A estas alturas de este prólogo quizá os estéis preguntando por qué os he contado todo esto. La respuesta es sencilla: quería haceros saber que todas aquellas actividades a las que tantas personas asistimos y que, de un modo u otro influyeron en nuestras vidas, se las debemos a la Universidad Popular. Una Universidad Popular que nos abrió las puertas de la cultura a muchos y muchas a la que, de otro modo, estoy convencida, no habríamos tenido posibilidad acceder. Porque no tengo la más mínima duda, el acceso a la cultura es el mejor método de transformación social.
Han pasado muchos años de aquello y, sin embargo, las Universidades Populares continúan realizando su impagable labor, y lo hacen con la voluntad de mantener sus principios intactos, pero adaptándolos a la realidad actual, utilizando las nuevas herramientas tecnológicas que posibilitan un mayor y más rápido acceso a la formación y con una editorial que tiene una gran utilidad para, como decía María Moliner, tener a mano libros con los que poder seguir ampliando conocimientos. Además, la decisión de incluir en dicha editorial una sección específica sobre igualdad es una muestra clara del compromiso de la Federación Española de Universidades Populares por no dejar a nadie atrás. Incidir desde sus páginas en la importancia de erradicar la desigualdad estructural que sufrimos las mujeres en esta sociedad por el mero hecho de serlo, convierte a la FEUP en una más que incipiente escuela de igualdad, una escuela imprescindible si somos conscientes de que hay que tomarse en serio el reto de hacer realidad la igualdad entre mujeres y hombres.

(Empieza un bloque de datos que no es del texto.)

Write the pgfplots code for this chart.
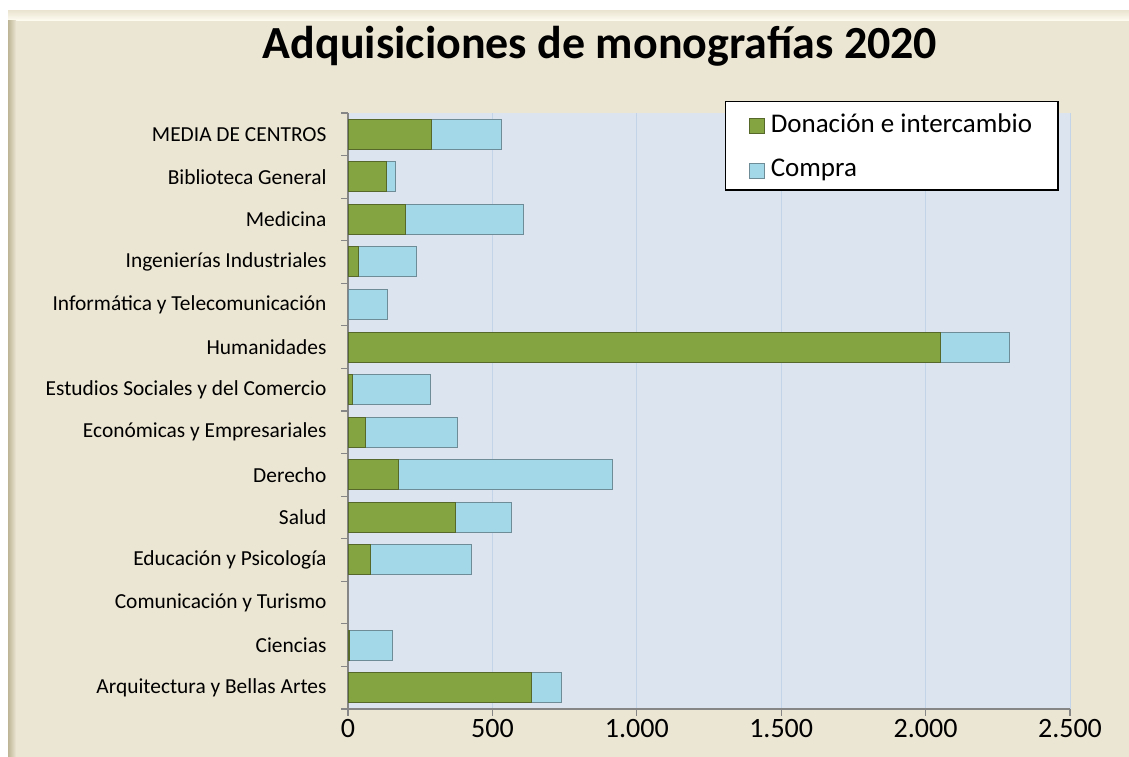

Termino con las palabras de Malala Yousafzai: “La educación es un poder para las mujeres”. Sí, sin duda. La educación, la formación, la cultura son los “cuartos propios” que permiten a más de la mitad de la población ―las mujeres― saber que no son ni más ni mejores que nadie, pero, del mismo modo, tampoco menos ni peores. Gracias a la FEUP por empeñarse y perseverar en seguir abriendo espacios a todos y, por supuesto, a todas.